While it is a more (virtual) 264 pages long, Maiden Voyage feels like a much longer novel – not because it felt boring (which it emphatically did not) but because there is so much in it, such an immense wealth of observation and perception. I assume that the novel is based on journal entries which have been polished until they attained their peculiar, eerie shine and then placed into a rudimentary narrative framework whose sole purpose is to show them off to best effect. In consequence, not much really happens in the novel (the adolescent protagonist – called, of course “Denton” – making a rather clumsy attempt to run from school, then spending some time in Shanghai is pretty much the extent of the plot, if you even want to call it that) but I never felt the lack as I was strolling from precious miniature to striking vignette, as the glittering array of finely wrought showpieces kept my interest alive throughout.

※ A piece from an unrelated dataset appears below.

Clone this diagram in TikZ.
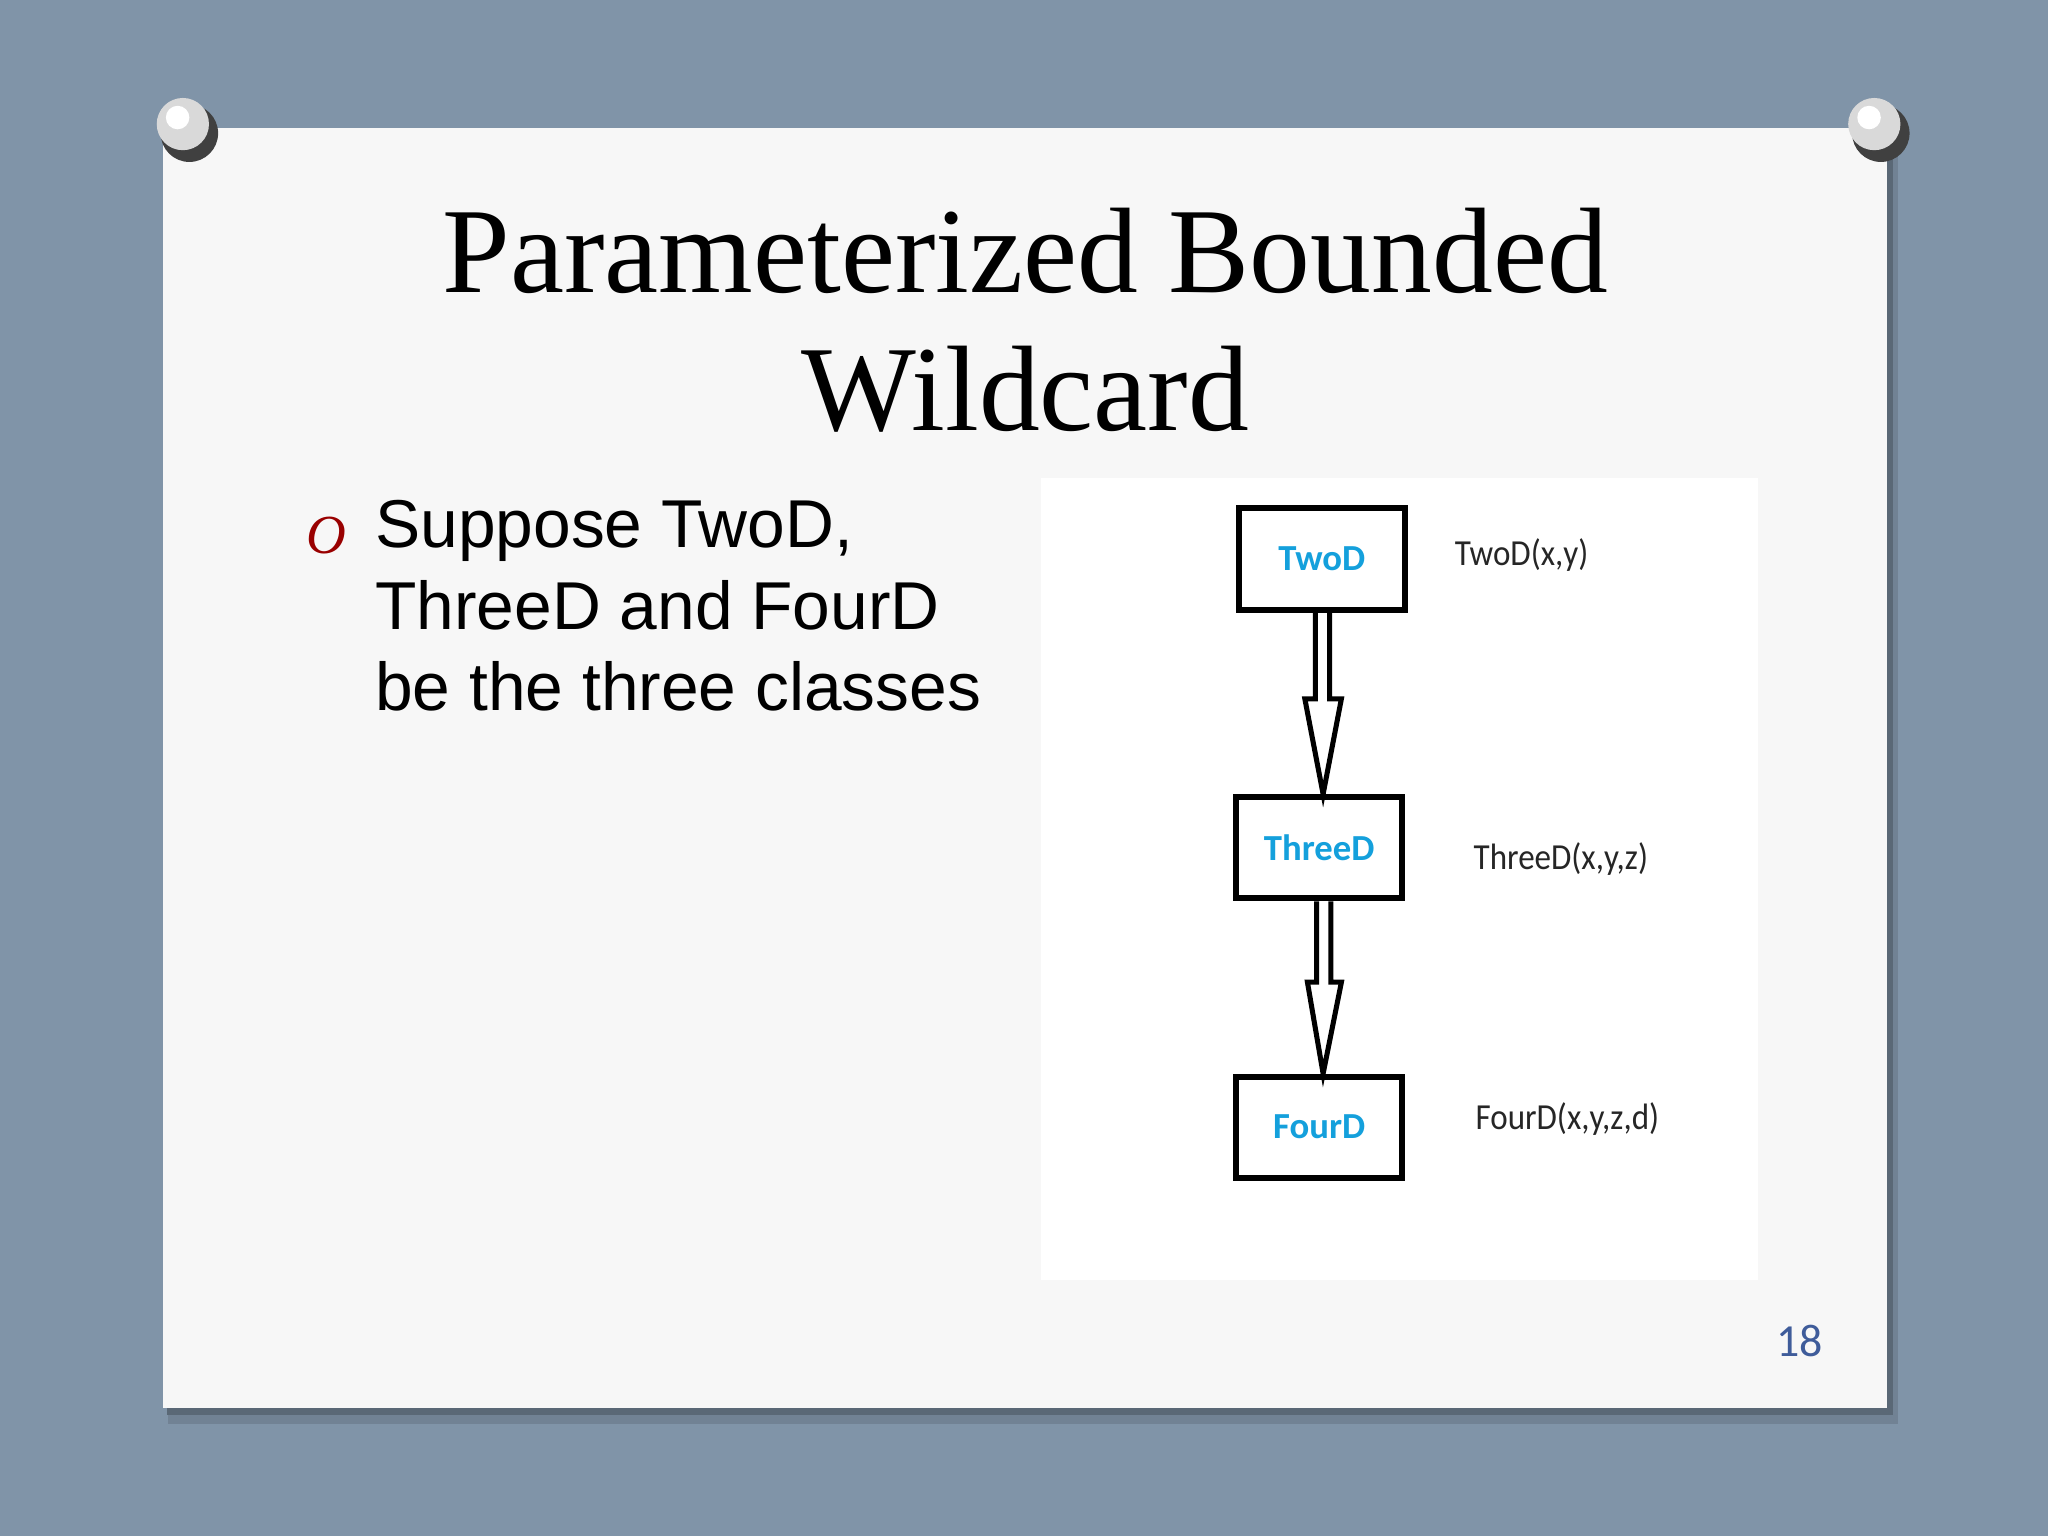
\documentclass[tikz,border=0pt]{standalone}
\usepackage{fontspec}
\setmainfont{Liberation Serif}
\newfontfamily\arialf{Liberation Sans}
\newfontfamily\carl{Carlito}
\definecolor{bgc}{HTML}{8094A8}
\definecolor{pgc}{HTML}{3F5C9A}
\definecolor{cyanlab}{HTML}{14A0DC}
\begin{document}
\begin{tikzpicture}[x=0.02cm,y=-0.02cm,
  cbox/.style={draw=black,line width=2.6pt,minimum width=2.55cm,minimum height=1.55cm,inner sep=0pt,font=\carl\bfseries\fontsize{16}{20}\selectfont,text=cyanlab},
  rlab/.style={font=\carl\fontsize{16}{20}\selectfont,text=black!85,xscale=0.9},
  arr/.style={line width=2.2pt,line join=miter}]
\useasboundingbox (0,0) rectangle (1568,1176);
\fill[bgc] (0,0) rectangle (1568,1176);
\fill[black!25!bgc] (131,104) rectangle (1451,1086);
\fill[black!12!bgc] (129,102) rectangle (1453,1090);
\fill[black!30!bgc] (128,101) rectangle (1449,1083);
\fill[gray!6] (125,98) rectangle (1445,1078);
\foreach \p in {140,1435}{
  \fill[gray!50!black] (\p+5,102) circle (22);
  \fill[gray!30] (\p,95) circle (20);
  \fill[white] (\p-4,90) circle (9);}
\node[font=\fontsize{53}{60}\selectfont,align=center] (title) at (785,245) {Parameterized Bounded\\Wildcard};
\node[font=\itshape\fontsize{24}{30}\selectfont,text=red!60!black] (bul) at (250,410) {O};
\node[anchor=north west,align=left,font=\arialf\fontsize{29.5}{35.5}\selectfont,inner sep=0pt] (txt) at (287,383) {Suppose TwoD,\\ThreeD and FourD\\be the three classes};
\fill[white] (797,366) rectangle (1346,980);
\node[cbox] (two) at (1012,428) {TwoD};
\node[cbox] (three) at (1010,649) {ThreeD};
\node[cbox] (four) at (1010,863) {FourD};
\node[rlab] (l1) at (1165,425) {TwoD(x,y)};
\node[rlab] (l2) at (1195,658) {ThreeD(x,y,z)};
\node[rlab] (l3) at (1200,857) {FourD(x,y,z,d)};
\draw[arr] (two.south -| 1007,0) -- (1007,535) -- (999,535) -- (three.north -| 1013,0) -- (1027,535) -- (1018,535) -- (two.south -| 1018,0);
\draw[arr] (three.south -| 1008,0) -- (1008,752) -- (1001,752) -- (four.north -| 1013,0) -- (1027,752) -- (1019,752) -- (three.south -| 1019,0);
\node[font=\carl\fontsize{20}{24}\selectfont,text=pgc] (pg) at (1378,1027) {18};
\end{tikzpicture}
\end{document}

Maiden Voyage is a novel which eschews anything grand and ostentatious, instead opting for the minute and seemingly insignificant, the small, tiny things which so often go by unnoticed. While the narrator’s feverishness imbues everything with an air of unreality, it also enhances his receptiveness, makes him more susceptible to even the slightest sensory impressions (and as different as the reading experience for both authors is, there is a certain resemblance to Marcel Proust concealed in this fever-induced hyper-sensitivity). Relinquishing his full attention to apparently trivial and trifling things and incidents, the narrator’s heightened perception traces their shape and texture to finally catch in each of them just that detail which makes them shine, solidifying their impact by rarefying their reality as he holds it up for our inspection bathed in the light of his febrile imagination – turns them into something magical for our wonder and delight.